6 of 50 comments (clear)

  1. Some may have mass, and others may not... by kenthorvath · · Score: 4, Informative

    I attended a seminar where one group was attempting to measure neutrino oscillations and found convincing evidence that this happens. In order for neutrinos to oscillate, however, they would have to have some mass. In the model that they proposed, some neutrinos may have mass and some may not. Also, if super symmetry comes into play, you could potentially have some very heavy neutrinos. For some cutting edge theories consult the archives.

  2. Re:Wha? -- Becomes Hruh? by barakn · · Score: 4, Informative

    The three neutrinos are each associated with a lepton (electron, tau, muon). The electron neutrino indeed has no charge. Electron neutrinos are typically emitted in beta+ decays or electron captues, both events involving a nucleus swallowing or spitting out an electron.

    --
    "I'm so moist I'm sticking to the leather." -Kermit the Frog on The Late Late Show
  3. Arrrgh! by jwriney · · Score: 4, Funny

    These Ask Slashdot questions are getting tough. I've got no friggin' idea!

    --riney

  4. Re:WIMPs win by Peter+T+Ermit · · Score: 4, Informative
    Neutrinos are weakly interacting and they've got mass, but they're not a real candidate for exotic dark matter. (There are two types of dark matter: baryonic, which is about 4% of the "stuff" in the universe and exotic, which is about 23% of the stuff. [The remainder is dark energy.])

    Because of oscillation measurements of neutrinos, of CMB fluctuations, and of galaxy clusters, scientists have concluded that neutrinos make up only about 0.5% of the stuff in the universe. This is as much matter as is in the visible stars and galaxies, but it's not enough to account for exotic dark matter.

    (MACHOs are thought to be baryonic dark matter.)

  5. What's really neat about neutrinos by Mt._Honkey · · Score: 4, Interesting

    is that they carry away a significant portion of the energy that stars emit. Something on the order of a few % of the Sun's power is radiated away through neutrinos. Neutron stars cool down because their energy is carried away by neutrinos. It really gets cool in supernovae, because as much as 40% of a supernova's energy is in the form of neutrinos. I believe that this can be detected in theory, but I don't remember if it ever has been.

    Another neat thing is that there may be a 4th neutrino that does not interact via the weak force. Imagine that! It has already been said that a neutino is as close to nothing you can get and still have something, but a neutino that does not weakly interact is virtualy undetectable!

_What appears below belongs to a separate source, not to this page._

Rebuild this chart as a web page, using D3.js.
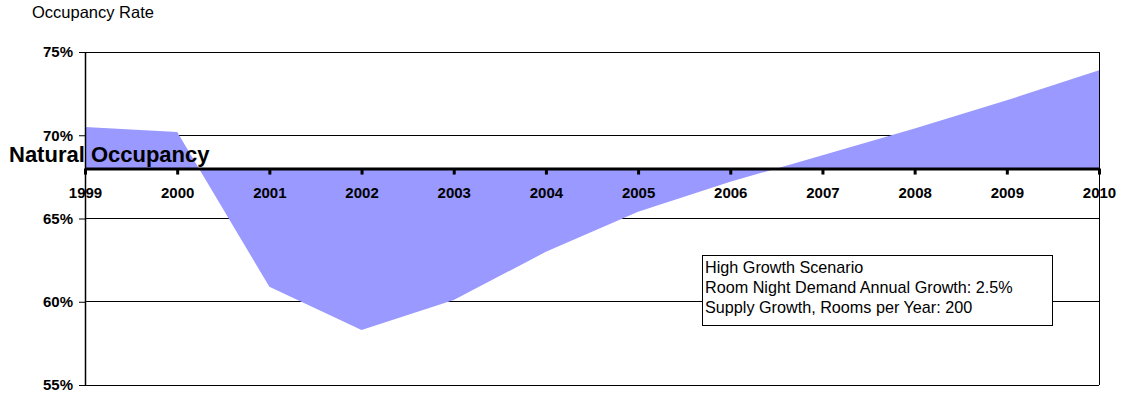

    Cool stuff, if you like physics.


    PIFMA-GASP

    --

    Don't Bogart the fish sticks
  6. More on neutrino experiments... by apirkle · · Score: 4, Informative

    I've actually been working as an undergrad assistant in a lab at UT Austin that is very active in the MINOS consortium, so it's pretty cool to see the experiment getting some attention.

    There are some neat photos of the detector; the steel scintillator modules weigh about 5,000 tons (!), and you can see one as it is lifted into place. The detector uses something like 2000 16 channel photomultiplier tubes (I don't remember the exact number of tubes) to detect the showers of particles that are created as neutrinos interact with the steel scintillator plates, and the data from those tubes is processed to reconstruct events. Did I mention that the whole thing is in a cavern about 1/2 mile underground to reduce background noise from cosmic rays?

    The detector is supposed to come online and start collecting real data in 2004.

    Another very interesting neutrino experiment is SNO, the Sudbury Neutrino Observatory, which is in an underground mine in Canada. SNO resolved the solar neutrino problem; people previously couldn't explain why we weren't seeing the right number of neutrinos coming from the sun - it turns out that they "oscillate" and change into other types of neutrinos, and SNO verified this. The neutrino oscillations also imply that they have a non-zero mass (explanation beyond the scope of this comment ;)

    The point of MINOS is to observe neutrinos from a controlled high-energy accelerator beam, rather than whatever we get from the sun, to very accurately measure the oscillations.